Tendo isso em conta, já se defendeu nesta Relação:

«1. - Destinando-se a prova por depoimento de parte à obtenção de confissão, a qual se traduz no reconhecimento da realidade de um facto que desfavorece a parte confitente e beneficia a contraparte, só podem ser objeto de tal prova factos pessoais ou de que o depoente deva ter conhecimento.

2. - O depoente de parte, prestando juramento, fica sujeito ao dever de verdade, depondo com precisão e clareza, perante o tribunal, com redução a escrito do conteúdo confessório, incumbindo a respetiva redação ao juiz, razão pela qual não deverá haver margem para dúvidas quanto ao sentido e âmbito/alcance da confissão, a qual, devendo ser inequívoca, assume força probatória plena contra o confitente.

3. - Por isso, na ordem de produção das provas em audiência final, deve começar-se pela prestação dos depoimentos de parte, só depois, por regra, se passando à produção de outras provas.

4. - Obtida tal confissão, ficando o facto provado em plenitude, não há lugar a outras provas a respeito, assim se compreendendo a proibição de prova testemunhal.

(…).» [...]

Citámos o sumário do Ac.
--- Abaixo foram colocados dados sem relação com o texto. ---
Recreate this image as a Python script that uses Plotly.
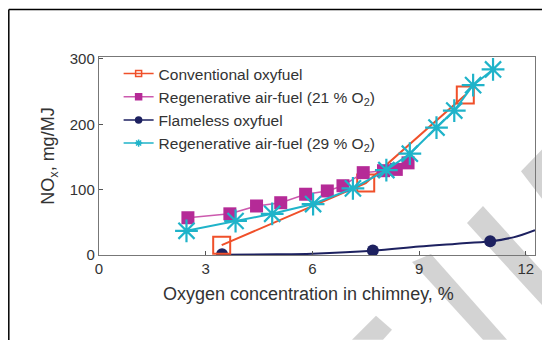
import plotly.graph_objects as go

# ---- data ----
conv_x = [3.45, 7.5, 10.3]
conv_y = [15, 110, 245]

regen21_x = [2.5, 3.68, 4.43, 5.11, 5.81, 6.42, 6.86, 7.43, 8.0, 8.36, 8.69]
regen21_y = [57, 63, 75, 80, 93, 98, 106, 126, 129, 131, 141]

flameless_x = [3.46, 7.7, 11.0]
flameless_y = [1, 7, 21]
flameless_curve_x = [3.46, 5.0, 6.0, 7.7, 9.0, 10.0, 11.0, 11.65, 12.26]
flameless_curve_y = [0.5, 1.0, 2.0, 6.5, 13, 17, 21, 27, 38]

regen29_x = [2.46, 3.84, 4.87, 6.02, 7.14, 8.08, 8.74, 9.49, 9.99, 10.52, 11.08]
regen29_y = [37, 52, 63, 78, 102, 130, 155, 195, 221, 260, 284]

x_ticks = [0, 3, 6, 9, 12]
y_ticks = [0, 100, 200, 300]

x_title = "Oxygen concentration in chimney, %"
y_title = "NO<sub>x</sub>, mg/MJ"

C_CONV = "#f0502a"
C_R21 = "#b52a97"
C_R21_LINE = "#cc5aae"
C_FLAME = "#1d2160"
C_R29 = "#1fb3c9"

# ---- layout geometry (screen pixels; page has an 8px body margin) ----
OFF = 8
W, H = 550 - OFF, 340 - OFF
L, R, T, B = 99, 535, 56.5, 255  # screen coords of plot area

def px(x, y):
    return (x - L) / (R - L), (B - y) / (B - T)

def poly(points):
    parts = []
    for i, (x, y) in enumerate(points):
        u, v = px(x, y)
        parts.append(("M" if i == 0 else "L") + f"{u:.4f},{v:.4f}")
    return " ".join(parts) + " Z"

fig = go.Figure()

# data traces
fig.add_trace(go.Scatter(x=flameless_curve_x, y=flameless_curve_y, mode="lines",
                         line=dict(color=C_FLAME, width=2, shape="spline"),
                         showlegend=False, hoverinfo="skip"))
fig.add_trace(go.Scatter(x=flameless_x, y=flameless_y, mode="markers",
                         marker=dict(symbol="circle", size=12, color=C_FLAME),
                         showlegend=False))
fig.add_trace(go.Scatter(x=conv_x, y=conv_y, mode="lines+markers",
                         line=dict(color=C_CONV, width=2),
                         marker=dict(symbol="square-open", size=17, color=C_CONV,
                                     line=dict(width=2, color=C_CONV)),
                         showlegend=False))
fig.add_trace(go.Scatter(x=regen21_x, y=regen21_y, mode="lines+markers",
                         line=dict(color=C_R21_LINE, width=1.5),
                         marker=dict(symbol="square", size=13, color=C_R21),
                         showlegend=False))
fig.add_trace(go.Scatter(x=regen29_x, y=regen29_y, mode="lines+markers",
                         line=dict(color=C_R29, width=2),
                         marker=dict(symbol="asterisk-open", size=19, color=C_R29,
                                     line=dict(width=2.2, color=C_R29)),
                         showlegend=False))

# legend-only entries with small symbols
legend_items = [
    ("Conventional oxyfuel", C_CONV, C_CONV, "square-open"),
    ("Regenerative air-fuel (21 % O<sub>2</sub>)", C_R21_LINE, C_R21, "square"),
    ("Flameless oxyfuel", C_FLAME, C_FLAME, "circle"),
    ("Regenerative air-fuel (29 % O<sub>2</sub>)", C_R29, C_R29, "asterisk-open"),
]
for name, lc, mc, sym in legend_items:
    fig.add_trace(go.Scatter(x=[None], y=[None], mode="lines+markers", name=name,
                             line=dict(color=lc, width=1.5),
                             marker=dict(symbol=sym, size=6, color=mc,
                                         line=dict(width=1.5, color=mc))))

# watermark stripes
stripes = [
    [(483, 206), (550, 280), (550, 314), (467, 223)],
    [(412, 262), (431, 254), (507, 340), (483, 340)],
    [(352, 340), (376, 316), (392, 330), (383, 340)],
    [(521, 171), (550, 141), (550, 209)],
]
shapes = []
for s in stripes:
    shapes.append(dict(type="path", path=poly(s), xref="paper", yref="paper",
                       fillcolor="#d3d3d3", line=dict(width=0), layer="below"))
# outer frame lines (top and left)
u0, v0 = px(8.8, 8.8)
u1, _ = px(552, 8.8)
_, v1 = px(8.8, 345)
shapes.append(dict(type="line", xref="paper", yref="paper", x0=u0, y0=v0, x1=u1, y1=v0,
                   line=dict(color="black", width=1.5)))
shapes.append(dict(type="line", xref="paper", yref="paper", x0=u0, y0=v0, x1=u0, y1=v1,
                   line=dict(color="black", width=1.5)))

tx, ty = px(308, 294)

font = "Liberation Sans, Arial, sans-serif"
fig.update_layout(
    width=W, height=H,
    margin=dict(l=L - OFF, r=550 - R, t=T - OFF, b=340 - B),
    paper_bgcolor="white", plot_bgcolor="white",
    font=dict(family=font, size=13, color="#333333"),
    shapes=shapes,
    annotations=[dict(text=x_title, xref="paper", yref="paper", x=tx, y=ty,
                      xanchor="center", yanchor="middle", showarrow=False,
                      font=dict(size=18, color="#333333"))],
    showlegend=True,
    legend=dict(x=0.045, y=1.0, xanchor="left", yanchor="top",
                bgcolor="rgba(0,0,0,0)", font=dict(size=15.5, color="#333333"),
                itemwidth=30, tracegroupgap=0),
    xaxis=dict(range=[0, 12.26], tickvals=x_ticks, ticktext=[str(v) for v in x_ticks],
               showgrid=False, zeroline=False, showline=True, mirror=True,
               linecolor="#777777", linewidth=1.4, ticks="inside", ticklen=4,
               tickcolor="#555555", tickfont=dict(size=15)),
    yaxis=dict(range=[0, 303], tickvals=y_ticks, ticktext=[str(v) for v in y_ticks],
               showgrid=False, zeroline=False, showline=True, mirror=True,
               linecolor="#777777", linewidth=1.4, ticks="inside", ticklen=4,
               tickcolor="#555555", tickfont=dict(size=15),
               title=dict(text=y_title, font=dict(size=18), standoff=10)),
)

fig.write_html("out.html")
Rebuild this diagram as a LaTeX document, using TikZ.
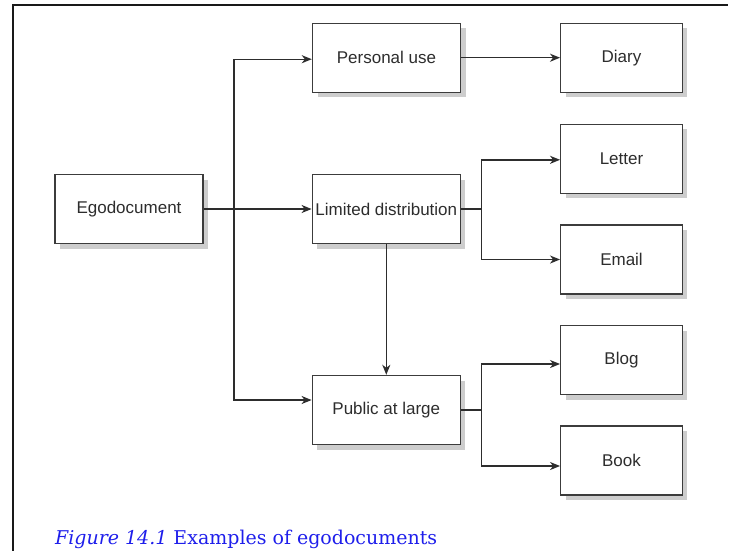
\documentclass[tikz,border=0pt]{standalone}
\usepackage{fontspec}
\usepackage{graphicx}
\usetikzlibrary{arrows.meta,shadows,calc}
\newfontfamily\boxfont{Liberation Sans}
\newfontfamily\capfont{DejaVu Serif}
\definecolor{boxline}{RGB}{60,60,60}
\definecolor{txtgray}{RGB}{45,45,45}
\definecolor{shadowgray}{RGB}{205,205,205}
\definecolor{capblue}{RGB}{30,30,235}
\tikzset{
  box/.style={draw=boxline, line width=1.4pt, fill=white, inner sep=0pt,
    minimum height=69pt, text=txtgray, font=\boxfont\fontsize{17}{20}\selectfont,
    drop shadow={shadow xshift=5pt, shadow yshift=-5pt, fill=shadowgray, opacity=1}},
  midbox/.style={box, minimum width=148pt},
  leafbox/.style={box, minimum width=121.5pt},
  conn/.style={draw=txtgray, line width=1.4pt},
  arr/.style={conn, -{Stealth[length=10pt,width=8pt,inset=3pt]}}
}
\begin{document}
\begin{tikzpicture}[x=1pt,y=-1pt]
\useasboundingbox (0,0) rectangle (730,550);
\draw[line width=2pt, black!90] (12.5,551) -- (12.5,5) -- (728,5);

\node[midbox] (ego) at (129,209) {Egodocument};
\node[midbox] (pers) at (386.5,57.7) {Personal use};
\node[midbox] (lim) at (386.3,209) {Limited distribution};
\node[midbox] (pub) at (386.3,410) {Public at large};
\node[leafbox] (diary) at (621.5,57.7) {Diary};
\node[leafbox] (letter) at (621.5,158.8) {Letter};
\node[leafbox] (email) at (621.5,259.5) {Email};
\node[leafbox] (blog) at (621.5,360) {Blog};
\node[leafbox] (book) at (621.5,460.5) {Book};

\coordinate (ja) at (234,209);
\coordinate (jb) at (481.5,209);
\coordinate (jc) at (481.5,410);

\draw[arr] (ego.east) -- (lim.west);
\draw[arr] (ja) |- ($(pers.west)+(0,1.5)$);
\draw[arr] (ja) |- ($(pub.west)+(0,-10)$);
\draw[arr] (pers.east) -- (diary.west);
\draw[conn] (lim.east) -- (jb);
\draw[arr] (jb) |- ($(letter.west)+(0,1)$);
\draw[arr] (jb) |- (email.west);
\draw[arr] (lim.south) -- (pub.north);
\draw[conn] (pub.east) -- (jc);
\draw[arr] (jc) |- ($(blog.west)+(0,4)$);
\draw[arr] (jc) |- ($(book.west)+(0,5.5)$);

\node[anchor=base west, inner sep=0pt, text=capblue] (cap) at (55,544)
  {\resizebox{382pt}{!}{\capfont\fontsize{17}{20}\selectfont\textit{Figure 14.1} Examples of egodocuments}};
\end{tikzpicture}
\end{document}
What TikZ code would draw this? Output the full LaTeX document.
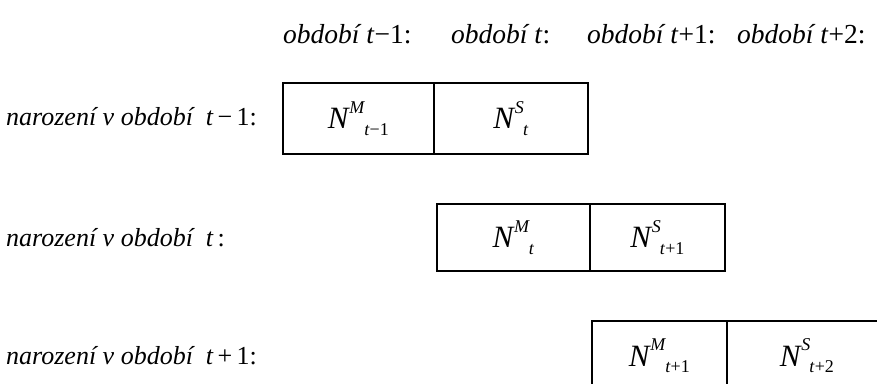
\documentclass[tikz,border=0pt]{standalone}
\usepackage{fontspec}
\setmainfont{Liberation Serif}
% N with a superscript and a following subscript, as in N^M_{t-1}
\newcommand\Ncell[2]{\textit{N}\kern-0.02em\raisebox{0.5em}{\fontsize{18}{18}\selectfont\textit{#1}}\kern-0.03em\raisebox{-0.2em}{\fontsize{18}{18}\selectfont #2}}
\begin{document}
\begin{tikzpicture}[x=1pt,y=-1pt,
  cellbox/.style={draw, line width=1.8pt, inner sep=0pt, anchor=north west,
    font=\fontsize{31}{31}\selectfont},
  period/.style={anchor=base west, inner sep=0pt, font=\fontsize{27.5}{27.5}\selectfont\itshape},
  rowlabel/.style={anchor=base west, inner sep=0pt, font=\fontsize{26}{26}\selectfont\itshape}]
\useasboundingbox (0,0) rectangle (877,383);
\clip (0,0) rectangle (877,383);

% column headings
\node[period] (h1) at (283,43) {období \textit{t}\textup{−1:}};
\node[period] (h2) at (451,43) {období \textit{t}\textup{:}};
\node[period] (h3) at (587,43) {období \textit{t}\textup{+1:}};
\node[period] (h4) at (737,43) {období \textit{t}\textup{+2:}};

% row labels
\node[rowlabel] (r1) at (6,125) {narození v období~~\textit{t}\,\textup{−\,1:}};
\node[rowlabel] (r2) at (6,246) {narození v období~~\textit{t}\,\textup{:}};
\node[rowlabel] (r3) at (6,364) {narození v období~~\textit{t}\,\textup{+\,1:}};

% cohort born in t-1
\node[cellbox, minimum width=151pt, minimum height=71pt] (m1) at (282,82) {\Ncell{M}{\textit{t}−1}};
\node[cellbox, minimum width=154pt, minimum height=71pt] (s1) at (433,82) {\Ncell{S}{\textit{t}}};

% cohort born in t
\node[cellbox, minimum width=153pt, minimum height=67pt] (m2) at (436,203) {\Ncell{M}{\textit{t}}};
\node[cellbox, minimum width=135pt, minimum height=67pt] (s2) at (589,203) {\Ncell{S}{\textit{t}+1}};

% cohort born in t+1
\node[cellbox, minimum width=135pt, minimum height=70pt] (m3) at (591,320) {\Ncell{M}{\textit{t}+1}};
\node[cellbox, minimum width=160pt, minimum height=70pt] (s3) at (726,320) {\Ncell{S}{\textit{t}+2}};
\end{tikzpicture}
\end{document}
TRC de 24/09/2024 (Proc. 1436/19.9T8VIS.C1 (relatado pelo aqui relator e em que foi adjunto o aqui 2.º Adj.), disponível em www.dgsi.pt.), aresto onde se explicita – na respetiva fundamentação – que, «obtida essa prova qualificada – com força probatória cabal –, o facto fica, obviamente, provado em plenitude, não havendo lugar a outras provas a respeito, assim se compreendendo, desde logo, a proibição de prova testemunhal (como referido no art.º 393.º, n.º 2, do CCiv., não é admitida prova por testemunhas quando o facto estiver plenamente provado, seja por documento, seja por outro meio com força probatória plena).».

Bem diversa é a prova por declarações de parte, em que é a própria parte a requerer que seja admitida a prestar declarações, comummente sobre factos que ela mesma alegou, que a favorecem e, outrossim, para os afirmar/confirmar (como no caso, em que a A. requereu a sua admissão a prestar tais declarações quanto aos factos “dos artigos 1 a 9 da petição inicial”).

Bem se compreende, pois, que esta prova, longe de um “meio com força probatória plena” (como a confissão judicial, obtida em depoimento de parte), deva ser apreciada livremente pelo Tribunal – salvo a situação incomum de constituir confissão –, nos termos do disposto no art.º 466.º, n.º 3, do NCPCiv., e careça, normalmente, como vem entendendo a jurisprudência maioritária, de outros meios de prova corroborantes (idóneos/confirmadores).

Assim sendo, claro se torna que a prova por depoimento de parte, enquanto prova prioritária, não poderá ser subalternizada à prova por declarações de parte, não sendo, na verdade, aceitável, a dita ideia de “consunção” de provas, a que se reportava a decisão recorrida e com que os Apelantes se não conformaram.

Termos em que, sem necessidade de outras considerações, deve proceder a apelação nesta parte, com revogação da recorrida decisão de rejeição do depoimento de parte, admitindo-se, ao invés, a prova por depoimento de parte (da A.), tal como requerida pelos RR., destinada à obtenção de confissão (nos termos dos art.ºs 352.º e segs. do CCiv.)."